## Work instructions
All of the data should be repeated exactly; pictures are not part of the copy.
* begin Given information *
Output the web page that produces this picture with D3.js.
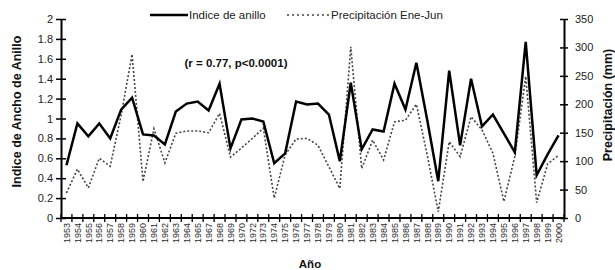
<!DOCTYPE html>
<html>
<head>
<meta charset="utf-8">
<script src="https://cdn.jsdelivr.net/npm/d3@7"></script>
<style>
body { margin: 0; background: #fff; }
svg { display: block; font-family: "Liberation Sans", Arial, sans-serif; }
</style>
</head>
<body>
<svg id="chart" width="615" height="270"></svg>
<script>
var years = [1953, 1954, 1955, 1956, 1957, 1958, 1959, 1960, 1961, 1962, 1963, 1964, 1965,
    1967, 1968, 1969, 1970, 1972, 1973, 1974, 1975, 1976, 1977, 1978, 1979, 1980, 1981,
    1982, 1983, 1984, 1985, 1986, 1987, 1988, 1989, 1990, 1991, 1992, 1993, 1994, 1995,
    1996, 1997, 1998, 1999, 2000];
var indiceAnillo = [0.53, 0.95, 0.82, 0.95, 0.80, 1.09, 1.21, 0.84, 0.83, 0.74, 1.07, 1.15, 1.17,
    1.08, 1.35, 0.70, 0.99, 1.00, 0.97, 0.55, 0.65, 1.17, 1.14, 1.15, 1.04, 0.57, 1.36,
    0.69, 0.89, 0.87, 1.35, 1.09, 1.56, 0.98, 0.37, 1.48, 0.73, 1.40, 0.92, 1.04, 0.85,
    0.66, 1.77, 0.43, 0.64, 0.83];
var precipitacion = [44, 86, 53, 105, 91, 181, 288, 64, 157, 97, 149, 153, 153,
    150, 184, 107, 123, 140, 158, 35, 111, 139, 140, 128, 90, 52, 301,
    87, 137, 102, 169, 172, 200, 110, 11, 134, 108, 178, 155, 114, 29,
    108, 249, 27, 95, 110];
var leftTicks = [0, 0.2, 0.4, 0.6, 0.8, 1, 1.2, 1.4, 1.6, 1.8, 2];
var rightTicks = [0, 50, 100, 150, 200, 250, 300, 350];

var plotLeft = 61, plotRight = 564, plotTop = 19, plotBottom = 218;
var svg = d3.select('#chart');

var xScale = d3.scaleBand().domain(years).range([plotLeft, plotRight]);
var yLeft = d3.scaleLinear().domain([0, 2]).range([plotBottom, plotTop]);
var yRight = d3.scaleLinear().domain([0, 350]).range([plotBottom, plotTop]);

function xc(d, i) {
    return xScale(years[i]) + xScale.bandwidth() / 2;
}

/* Axes */
var leftAxis = d3.axisLeft(yLeft)
    .tickValues(leftTicks)
    .tickFormat(function(d) { return d; })
    .tickSizeOuter(0);
var gl = svg.append('g')
    .attr('transform', 'translate(' + plotLeft + ',0)')
    .call(leftAxis);
gl.selectAll('.tick line').attr('x1', -5).attr('x2', 5);
gl.selectAll('.tick text').attr('x', -8);

var rightAxis = d3.axisRight(yRight)
    .tickValues(rightTicks)
    .tickSizeOuter(0);
var gr = svg.append('g')
    .attr('transform', 'translate(' + plotRight + ',0)')
    .call(rightAxis);
gr.selectAll('.tick line').attr('x1', -4).attr('x2', 4);
gr.selectAll('.tick text').attr('x', 11);

[gl, gr].forEach(function(g) {
    g.select('.domain').attr('stroke', '#000').attr('stroke-width', 2);
    g.selectAll('.tick line').attr('stroke', '#000').attr('stroke-width', 1.5);
    g.selectAll('.tick text')
        .attr('fill', '#222')
        .style('font-size', '11px')
        .style('font-family', '"Liberation Sans", Arial, sans-serif');
});

// bottom axis: line, boundary ticks, rotated year labels
svg.append('line')
    .attr('x1', plotLeft).attr('x2', plotRight)
    .attr('y1', plotBottom).attr('y2', plotBottom)
    .attr('stroke', '#000').attr('stroke-width', 2);

svg.append('g').selectAll('line')
    .data(years.concat(['end']))
    .join('line')
    .attr('x1', function(d) { return d === 'end' ? plotRight : xScale(d); })
    .attr('x2', function(d) { return d === 'end' ? plotRight : xScale(d); })
    .attr('y1', plotBottom - 4)
    .attr('y2', plotBottom + 4)
    .attr('stroke', '#000')
    .attr('stroke-width', 1.3);

svg.append('g').selectAll('text')
    .data(years)
    .join('text')
    .attr('transform', function(d, i) {
        return 'translate(' + (xc(d, i) + 3.2) + ',' + (plotBottom + 5) + ') rotate(-90)';
    })
    .attr('text-anchor', 'end')
    .attr('fill', '#2a2a2a')
    .style('font-size', '9px')
    .text(function(d) { return d; });

/* Lines */
var precipLine = d3.line()
    .x(xc)
    .y(function(d) { return yRight(d); });
var indiceLine = d3.line()
    .x(xc)
    .y(function(d) { return yLeft(d); });

svg.append('path')
    .attr('d', precipLine(precipitacion))
    .attr('fill', 'none')
    .attr('stroke', '#444')
    .attr('stroke-width', 1.6)
    .attr('stroke-dasharray', '2,2');

svg.append('path')
    .attr('d', indiceLine(indiceAnillo))
    .attr('fill', 'none')
    .attr('stroke', '#000')
    .attr('stroke-width', 2.5)
    .attr('stroke-linejoin', 'miter');

/* Legend */
svg.append('line')
    .attr('x1', 150).attr('x2', 188).attr('y1', 15).attr('y2', 15)
    .attr('stroke', '#000').attr('stroke-width', 2.5);
svg.append('text')
    .attr('x', 189).attr('y', 19)
    .style('font-size', '11.5px').attr('fill', '#222')
    .text('Indice de anillo');
svg.append('line')
    .attr('x1', 287).attr('x2', 329).attr('y1', 15).attr('y2', 15)
    .attr('stroke', '#444').attr('stroke-width', 1.3)
    .attr('stroke-dasharray', '2,3');
svg.append('text')
    .attr('x', 331).attr('y', 19)
    .style('font-size', '11.5px').attr('fill', '#222')
    .text('Precipitación Ene-Jun');

svg.append('text')
    .attr('x', 236).attr('y', 67)
    .attr('text-anchor', 'middle')
    .style('font-size', '11.5px').style('font-weight', 'bold').attr('fill', '#111')
    .text('(r = 0.77, p<0.0001)');

/* Axis titles */
svg.append('text')
    .attr('transform', 'translate(21,' + ((plotTop + plotBottom) / 2 - 7) + ') rotate(-90)')
    .attr('text-anchor', 'middle')
    .style('font-size', '12.5px').style('font-weight', 'bold').attr('fill', '#111')
    .text('Indice de Ancho de Anillo');
svg.append('text')
    .attr('transform', 'translate(612,105) rotate(-90)')
    .attr('text-anchor', 'middle')
    .style('font-size', '12.5px').style('font-weight', 'bold').attr('fill', '#111')
    .text('Precipitación (mm)');
svg.append('text')
    .attr('x', 310).attr('y', 268)
    .attr('text-anchor', 'middle')
    .style('font-size', '11.5px').style('font-weight', 'bold').attr('fill', '#111')
    .text('Año');
</script>
</body>
</html>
* end Given information *
## Response
Output the web page that produces this picture with D3.js.
<!DOCTYPE html>
<html>
<head>
<meta charset="utf-8">
<script src="https://cdn.jsdelivr.net/npm/d3@7"></script>
<style>
body { margin: 0; background: #fff; }
svg { display: block; font-family: "Liberation Sans", Arial, sans-serif; }
</style>
</head>
<body>
<svg id="chart" width="615" height="270"></svg>
<script>
var years = [1953, 1954, 1955, 1956, 1957, 1958, 1959, 1960, 1961, 1962, 1963, 1964, 1965,
    1967, 1968, 1969, 1970, 1972, 1973, 1974, 1975, 1976, 1977, 1978, 1979, 1980, 1981,
    1982, 1983, 1984, 1985, 1986, 1987, 1988, 1989, 1990, 1991, 1992, 1993, 1994, 1995,
    1996, 1997, 1998, 1999, 2000];
var indiceAnillo = [0.53, 0.95, 0.82, 0.95, 0.80, 1.09, 1.21, 0.84, 0.83, 0.74, 1.07, 1.15, 1.17,
    1.08, 1.35, 0.70, 0.99, 1.00, 0.97, 0.55, 0.65, 1.17, 1.14, 1.15, 1.04, 0.57, 1.36,
    0.69, 0.89, 0.87, 1.35, 1.09, 1.56, 0.98, 0.37, 1.48, 0.73, 1.40, 0.92, 1.04, 0.85,
    0.66, 1.77, 0.43, 0.64, 0.83];
var precipitacion = [44, 86, 53, 105, 91, 181, 288, 64, 157, 97, 149, 153, 153,
    150, 184, 107, 123, 140, 158, 35, 111, 139, 140, 128, 90, 52, 301,
    87, 137, 102, 169, 172, 200, 110, 11, 134, 108, 178, 155, 114, 29,
    108, 249, 27, 95, 110];
var leftTicks = [0, 0.2, 0.4, 0.6, 0.8, 1, 1.2, 1.4, 1.6, 1.8, 2];
var rightTicks = [0, 50, 100, 150, 200, 250, 300, 350];

var plotLeft = 61, plotRight = 564, plotTop = 19, plotBottom = 218;
var svg = d3.select('#chart');

var xScale = d3.scaleBand().domain(years).range([plotLeft, plotRight]);
var yLeft = d3.scaleLinear().domain([0, 2]).range([plotBottom, plotTop]);
var yRight = d3.scaleLinear().domain([0, 350]).range([plotBottom, plotTop]);

function xc(d, i) {
    return xScale(years[i]) + xScale.bandwidth() / 2;
}

/* Axes */
var leftAxis = d3.axisLeft(yLeft)
    .tickValues(leftTicks)
    .tickFormat(function(d) { return d; })
    .tickSizeOuter(0);
var gl = svg.append('g')
    .attr('transform', 'translate(' + plotLeft + ',0)')
    .call(leftAxis);
gl.selectAll('.tick line').attr('x1', -5).attr('x2', 5);
gl.selectAll('.tick text').attr('x', -8);

var rightAxis = d3.axisRight(yRight)
    .tickValues(rightTicks)
    .tickSizeOuter(0);
var gr = svg.append('g')
    .attr('transform', 'translate(' + plotRight + ',0)')
    .call(rightAxis);
gr.selectAll('.tick line').attr('x1', -4).attr('x2', 4);
gr.selectAll('.tick text').attr('x', 11);

[gl, gr].forEach(function(g) {
    g.select('.domain').attr('stroke', '#000').attr('stroke-width', 2);
    g.selectAll('.tick line').attr('stroke', '#000').attr('stroke-width', 1.5);
    g.selectAll('.tick text')
        .attr('fill', '#222')
        .style('font-size', '11px')
        .style('font-family', '"Liberation Sans", Arial, sans-serif');
});

// bottom axis: line, boundary ticks, rotated year labels
svg.append('line')
    .attr('x1', plotLeft).attr('x2', plotRight)
    .attr('y1', plotBottom).attr('y2', plotBottom)
    .attr('stroke', '#000').attr('stroke-width', 2);

svg.append('g').selectAll('line')
    .data(years.concat(['end']))
    .join('line')
    .attr('x1', function(d) { return d === 'end' ? plotRight : xScale(d); })
    .attr('x2', function(d) { return d === 'end' ? plotRight : xScale(d); })
    .attr('y1', plotBottom - 4)
    .attr('y2', plotBottom + 4)
    .attr('stroke', '#000')
    .attr('stroke-width', 1.3);

svg.append('g').selectAll('text')
    .data(years)
    .join('text')
    .attr('transform', function(d, i) {
        return 'translate(' + (xc(d, i) + 3.2) + ',' + (plotBottom + 5) + ') rotate(-90)';
    })
    .attr('text-anchor', 'end')
    .attr('fill', '#2a2a2a')
    .style('font-size', '9px')
    .text(function(d) { return d; });

/* Lines */
var precipLine = d3.line()
    .x(xc)
    .y(function(d) { return yRight(d); });
var indiceLine = d3.line()
    .x(xc)
    .y(function(d) { return yLeft(d); });

svg.append('path')
    .attr('d', precipLine(precipitacion))
    .attr('fill', 'none')
    .attr('stroke', '#444')
    .attr('stroke-width', 1.6)
    .attr('stroke-dasharray', '2,2');

svg.append('path')
    .attr('d', indiceLine(indiceAnillo))
    .attr('fill', 'none')
    .attr('stroke', '#000')
    .attr('stroke-width', 2.5)
    .attr('stroke-linejoin', 'miter');

/* Legend */
svg.append('line')
    .attr('x1', 150).attr('x2', 188).attr('y1', 15).attr('y2', 15)
    .attr('stroke', '#000').attr('stroke-width', 2.5);
svg.append('text')
    .attr('x', 189).attr('y', 19)
    .style('font-size', '11.5px').attr('fill', '#222')
    .text('Indice de anillo');
svg.append('line')
    .attr('x1', 287).attr('x2', 329).attr('y1', 15).attr('y2', 15)
    .attr('stroke', '#444').attr('stroke-width', 1.3)
    .attr('stroke-dasharray', '2,3');
svg.append('text')
    .attr('x', 331).attr('y', 19)
    .style('font-size', '11.5px').attr('fill', '#222')
    .text('Precipitación Ene-Jun');

svg.append('text')
    .attr('x', 236).attr('y', 67)
    .attr('text-anchor', 'middle')
    .style('font-size', '11.5px').style('font-weight', 'bold').attr('fill', '#111')
    .text('(r = 0.77, p<0.0001)');

/* Axis titles */
svg.append('text')
    .attr('transform', 'translate(21,' + ((plotTop + plotBottom) / 2 - 7) + ') rotate(-90)')
    .attr('text-anchor', 'middle')
    .style('font-size', '12.5px').style('font-weight', 'bold').attr('fill', '#111')
    .text('Indice de Ancho de Anillo');
svg.append('text')
    .attr('transform', 'translate(612,105) rotate(-90)')
    .attr('text-anchor', 'middle')
    .style('font-size', '12.5px').style('font-weight', 'bold').attr('fill', '#111')
    .text('Precipitación (mm)');
svg.append('text')
    .attr('x', 310).attr('y', 268)
    .attr('text-anchor', 'middle')
    .style('font-size', '11.5px').style('font-weight', 'bold').attr('fill', '#111')
    .text('Año');
</script>
</body>
</html>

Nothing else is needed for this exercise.